Liquid Chromatography coupled with tandem Mass-Spectrometry (LC-MS/MS) is a reference analysis method to characterize proteins in biological samples. In this work, we focus on estimating the rate of errors that result from the commonly used methods to mutualize identifications of protein fragments between samples of a cohort analyzed by LC-MS/MS.
In bottom-up LC-MS/MS analyses, proteins are first digested by enzymes into peptides before being separated by LC and detected by MS. Then, the MS signal of a peptide can be simplified into a set of three characteristics: a Retention Time (RT), a series of mass-to-charge ratios (m/z) and the associated intensities – which are used to identify the sequence and abundance of the peptide.
Nevertheless, these characteristics are not sufficient to systematically identify all detected peptides. This is why it is customary to mutualize peptides' identifications between the multiple samples of a cohort or study. Concretely, a peptide's identification is transferred to a non-identified peptide that has similar set of characteristics in another sample. However, peptides' characteristics fluctuate between samples, notably RTs which are poorly reproducible. Consequently, samples are re-aligned using a regression that predicts the characteristics of an unidentified peptide based on those in other samples. If its predictions fall nearby an unidentified signal, it makes sense to transfer the peptide's identity. However, doing so can lead to incorrect transfers. It is therefore necessary to estimate the rate of false identification transfer.
To do so, some authors have proposed methods that informally mimic the knockoff filters procedure to control the false discovery rate. In this context, knockoffs are essentially artefactual erroneous identification transfers which should occur as frequently as real false transfer. While accurately generated knockoffs are paramount to correct false transfer rate estimate, no method is available to date to provably do so. On the other hand, the regression setting makes the cross-validation framework natural to estimate the false transfer rate.

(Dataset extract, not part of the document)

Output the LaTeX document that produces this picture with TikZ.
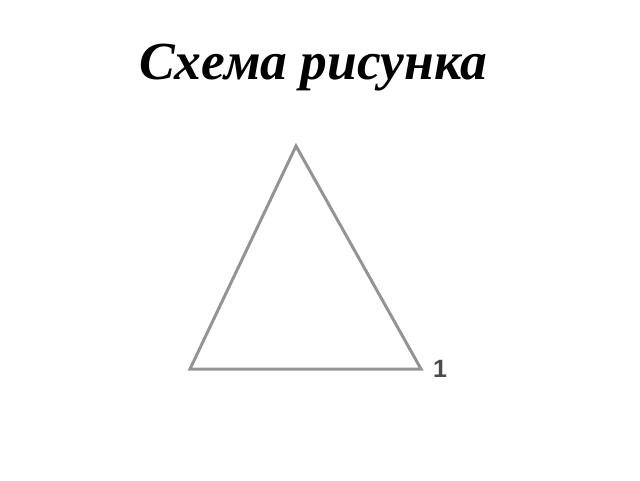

Doing so would require dealing with multiple train/test splits, where training data would be used for regression and test data for transfer onto the nearest MS characteristics (necessarily unidentified in the test set). Unfortunately, cross-validation is not feasible operationally because of computational constraints.
To cope with this, we propose to conflate training and testing data during regression and transfer. Doing so will lead to regression overfitting and error underestimation, yet, it also increases the search space for transfer, as identified peptides are no longer considered as such –which should lead to error overestimation.
The underlying assumption of our proposal is that both trends balance in a conservative way. The false identification transfer rate underestimate resulting from overfitting is offset by the overestimate due to the search space size increase. Our poster will empirically establish the validity of this assumption, by comparing our proposed approach with a genuine cross-validation on various experimental data.